The Haskell, Ada, Lisp, and CAML designers disagree.

> It would be nice to have some lexical disambiguation in this case - I might prefer some other spelling, so long as the context is on the left and the name is on the right. I was going to propose "?", but that's taken already for implicit parameters - which I don't know the first thing about so I can't guess possible conflicts.

It is by now difficult to find an operating system or editor that doesn't support Unicode.
A quick review of ISO 8859-{1..12,13..16} -- -12 doesn't exist -- shows that the section
character § is common to all of them except -6 (Arabic, but not Persian or Urdu) and -12 (Thai).

How about § then?  Surely at this late date we can allow ourselves *one* non-ASCII character?
The very name of it (*section* sign) suggests taking a part; and if you are totally in love
with dot, think of it as a dot with ponytails.

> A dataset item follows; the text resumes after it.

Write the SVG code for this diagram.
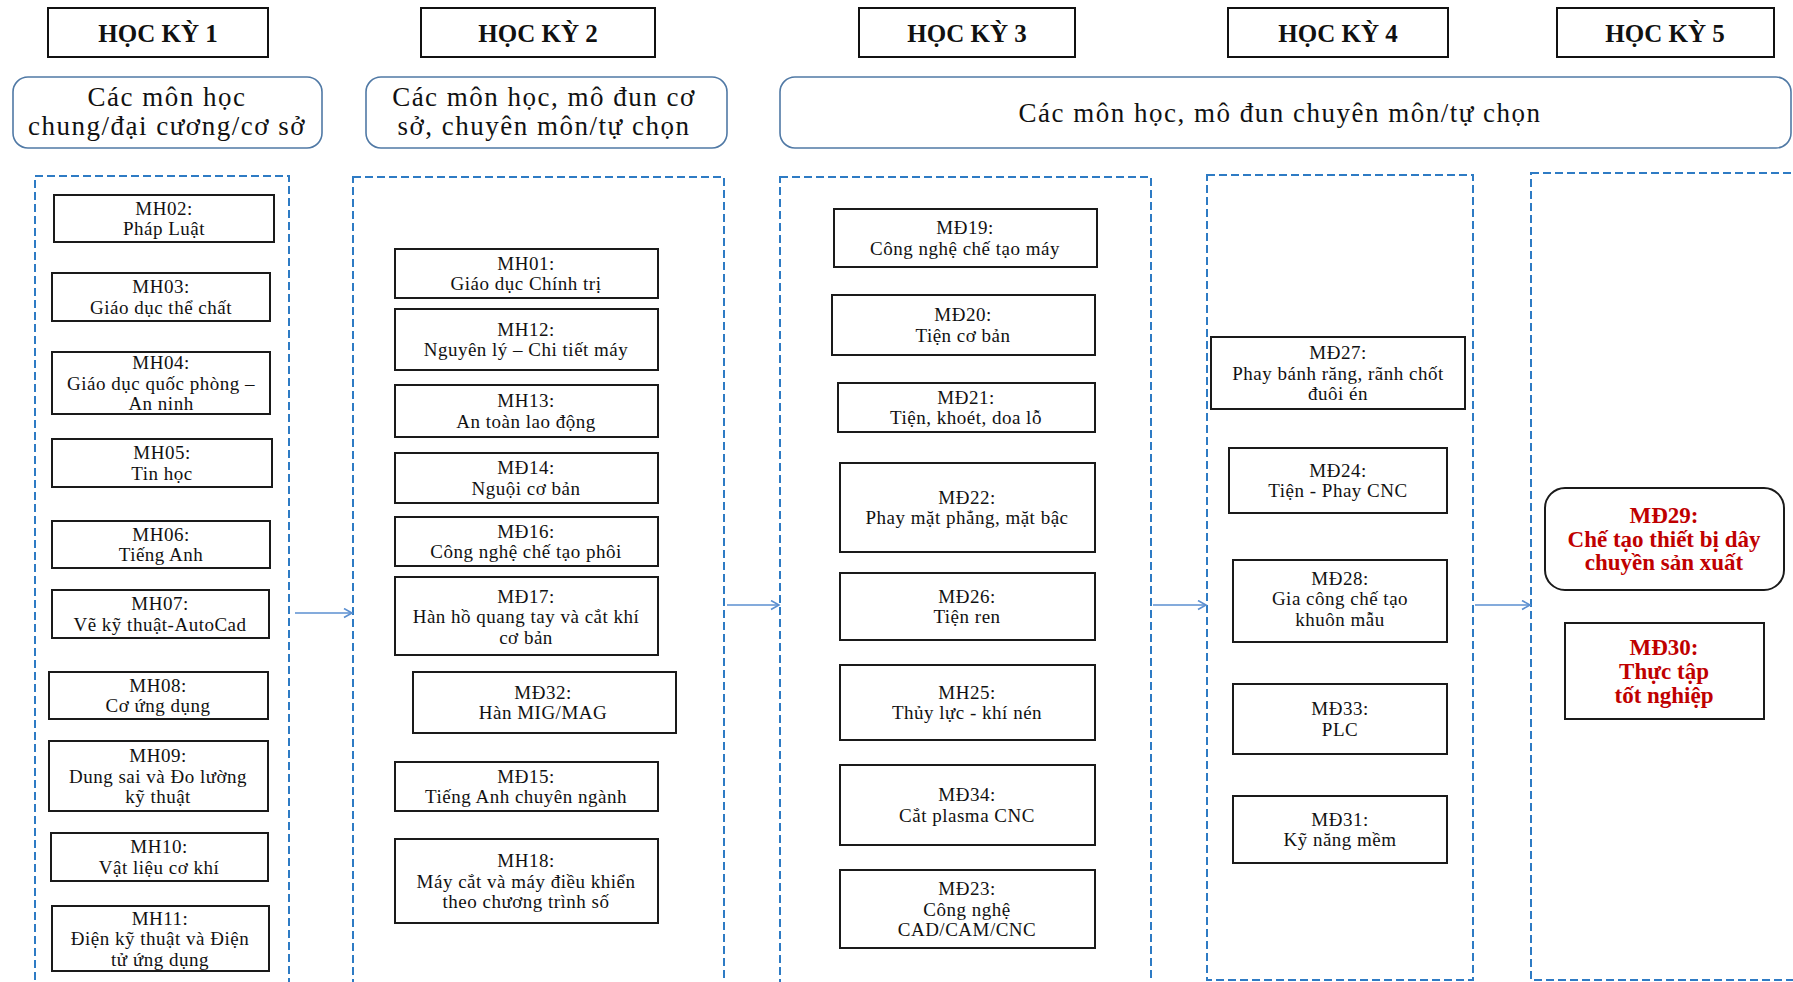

> Personally, I don't believe in absolutes, especially WRT readability. Pattern matching is good, but using a case expression just to extract a single field from a record is excessive, causing clutter. That's presumably why we already have the existing functions for reading single fields - but as already mentioned, these cause name-conflict and namespace-pollution issues.

I said pattern matching; I did not say case expressions!  What I was talking about
was turning
	f x y = ... x.a ... x.b .... x.a ... x.c ...
	f x={a=ping,b=pong,c=pung} y =
	   ... ping ... pong ... ping ... pung ...

The increase in readability came in part from the shorter function body but mostly
from knowing up front *which* fields were *going* to be relevant in the body.